Siemens has developed a reference architecture for NVIDIA AI data centres, working with NVIDIA and Fluence, and incorporating design considerations aligned with nVent.
Aligned with NVIDIA DSX Vera Rubin NVL72 systems, the architecture is intended to translate high-density AI infrastructure into a deployable electrical, power, and controls design for hyperscalers, colocation providers, and specialist cloud infrastructure operators.
The reference design is sized for a total facility capacity of 136MW, including 100MW of IT load. It covers the complete electrical path from a nominal 34.5kV utility connection through medium-voltage distribution, modular low-voltage power blocks, and the rack interface.
Built around Tier III concurrent maintainability, the design allows a single component to be removed from service without affecting IT operations. Siemens uses repeatable and scalable electrical building blocks aligned with NVIDIA DSX Vera Rubin deployment units, supporting initial deployments at tens of megawatts and later expansion towards hundreds of megawatts without a fundamental redesign of the electrical architecture.
Fluence contributes battery energy storage capability, while nVent-aligned design parameters support compatibility with NVIDIA workloads and system architectures. A further supplement is planned for advanced thermal management, reflecting the tightening relationship between electrical engineering, cooling, controls, and system availability in high-density AI facilities.

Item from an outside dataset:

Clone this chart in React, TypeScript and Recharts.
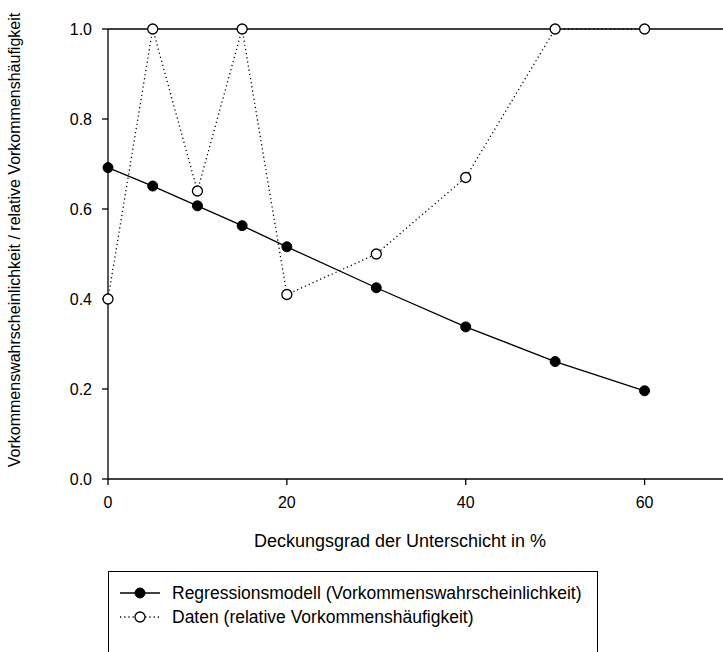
import React from 'react';
import { ComposedChart, Line, XAxis, YAxis, ReferenceLine, Legend } from 'recharts';

const xValues = [0, 5, 10, 15, 20, 30, 40, 50, 60];
const modelValues = [0.692, 0.651, 0.607, 0.563, 0.516, 0.425, 0.338, 0.261, 0.196];
const dataValues = [0.40, 1.0, 0.64, 1.0, 0.41, 0.50, 0.67, 1.0, 1.0];
const xTicks = [0, 20, 40, 60];
const yTicks = [0, 0.2, 0.4, 0.6, 0.8, 1.0];
const seriesNames = [
  'Regressionsmodell (Vorkommenswahrscheinlichkeit)',
  'Daten (relative Vorkommenshäufigkeit)',
];
const xTitle = 'Deckungsgrad der Unterschicht in %';
const yTitle = 'Vorkommenswahrscheinlichkeit / relative Vorkommenshäufigkeit';

const rows = xValues.map((x, i) => ({ x, model: modelValues[i], data: dataValues[i] }));

const FONT = '"Liberation Sans", Arial, sans-serif';

const LegendBox = () => (
  <svg width={492} height={130} style={{ display: 'block' }}>
    <rect x={0.5} y={0.5} width={489} height={140} fill="#fff" stroke="#000" strokeWidth={1} />
    <line x1={12} x2={52} y1={22} y2={22} stroke="#000" strokeWidth={1.3} />
    <circle cx={32} cy={22} r={5} fill="#000" stroke="#000" />
    <text x={64} y={22} dominantBaseline="central" fontFamily={FONT} fontSize={17.5} fill="#000">
      {seriesNames[0]}
    </text>
    <line x1={12} x2={52} y1={46} y2={46} stroke="#000" strokeWidth={1.3} strokeDasharray="1.2 3" />
    <circle cx={32} cy={46} r={5} fill="#fff" stroke="#000" strokeWidth={1.3} />
    <text x={64} y={46} dominantBaseline="central" fontFamily={FONT} fontSize={17.5} fill="#000">
      {seriesNames[1]}
    </text>
  </svg>
);

export default function App() {
  return (
    <div style={{ position: 'fixed', left: 0, top: 0, width: 723, height: 652, overflow: 'hidden', background: '#fff' }}>
      <ComposedChart
        width={740}
        height={700}
        data={rows}
        margin={{ top: 29, right: 6, left: 0, bottom: 191 }}
      >
        <ReferenceLine y={1} stroke="#000" strokeWidth={1.3} ifOverflow="extendDomain" />
        <XAxis
          dataKey="x"
          type="number"
          domain={[0, 70]}
          ticks={xTicks}
          height={30}
          axisLine={{ stroke: '#000', strokeWidth: 1.3 }}
          tickLine={{ stroke: '#000', strokeWidth: 1.3 }}
          tickSize={6}
          tickMargin={12}
          tick={{ fill: '#000', fontSize: 16, fontFamily: FONT }}
          label={({ viewBox }: any) => (
            <text x={400} y={viewBox.y + 62} textAnchor="middle" dominantBaseline="central" fontFamily={FONT} fontSize={18} fill="#000">
              {xTitle}
            </text>
          )}
        />
        <YAxis
          type="number"
          domain={[0, 1]}
          ticks={yTicks}
          width={108}
          axisLine={{ stroke: '#000', strokeWidth: 1.3 }}
          tickLine={{ stroke: '#000', strokeWidth: 1.3 }}
          tickSize={6}
          tickMargin={10}
          tickFormatter={(v: number) => v.toFixed(1)}
          tick={{ fill: '#000', fontSize: 16, fontFamily: FONT }}
          label={() => {
            const cx = 14;
            const cy = 240;
            return (
              <text x={cx} y={cy} transform={`rotate(-90, ${cx}, ${cy})`} textAnchor="middle" dominantBaseline="central" fontFamily={FONT} fontSize={16} fill="#000">
                {yTitle}
              </text>
            );
          }}
        />
        <Line
          dataKey="data"
          name={seriesNames[1]}
          type="linear"
          stroke="#000"
          strokeWidth={1.3}
          strokeDasharray="1.2 3"
          dot={{ r: 5, fill: '#fff', stroke: '#000', strokeWidth: 1.3, strokeDasharray: '0' }}
          isAnimationActive={false}
        />
        <Line
          dataKey="model"
          name={seriesNames[0]}
          type="linear"
          stroke="#000"
          strokeWidth={1.3}
          dot={{ r: 5, fill: '#000', stroke: '#000', strokeWidth: 1 }}
          isAnimationActive={false}
        />
        <Legend
          layout="vertical"
          align="center"
          verticalAlign="middle"
          wrapperStyle={{ left: 108, top: 571, width: 492, height: 130 }}
          content={() => <LegendBox />}
        />
      </ComposedChart>
    </div>
  );
}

Power infrastructure has become one of the most difficult constraints in AI deployment. Processor availability and accelerator supply remain important, but grid connection, power conversion, thermal rejection, redundancy, and commissioning speed now shape how quickly compute capacity can be brought online.
That pressure is visible across the wider electronics stack. Microchip’s 3.3kV silicon carbide modules for medium-voltage power conversion address higher-voltage conversion, while its PCIe 6.0 and CXL 3.1 retimers for AI fabrics target the data-movement side of accelerated infrastructure. Both areas now sit within the same design conversation: AI systems need more power, tighter signal integrity, and lower deployment risk at the same time.
The Siemens architecture also points towards more industrialised data-centre construction. High-density AI facilities increasingly resemble process plants in their dependence on prefabricated assemblies, repeatable electrical blocks, protection coordination, digital modelling, and staged expansion. Modular medium-voltage and low-voltage skids can reduce on-site integration risk, provided the design remains compatible with the density and load behaviour of successive IT generations.
Battery energy storage is also moving deeper into the data-centre design envelope. For AI facilities, storage can support black start, grid services, voltage and frequency stabilisation, and smoothing of demand in constrained grid areas. That places power electronics, controls, and storage management closer to the centre of compute infrastructure engineering.
As rack densities rise, the path from grid connection to processor package is becoming a core design domain. Siemens’ reference architecture puts that power path into a repeatable framework, where electrical infrastructure is planned as part of the AI system rather than as a downstream facilities package.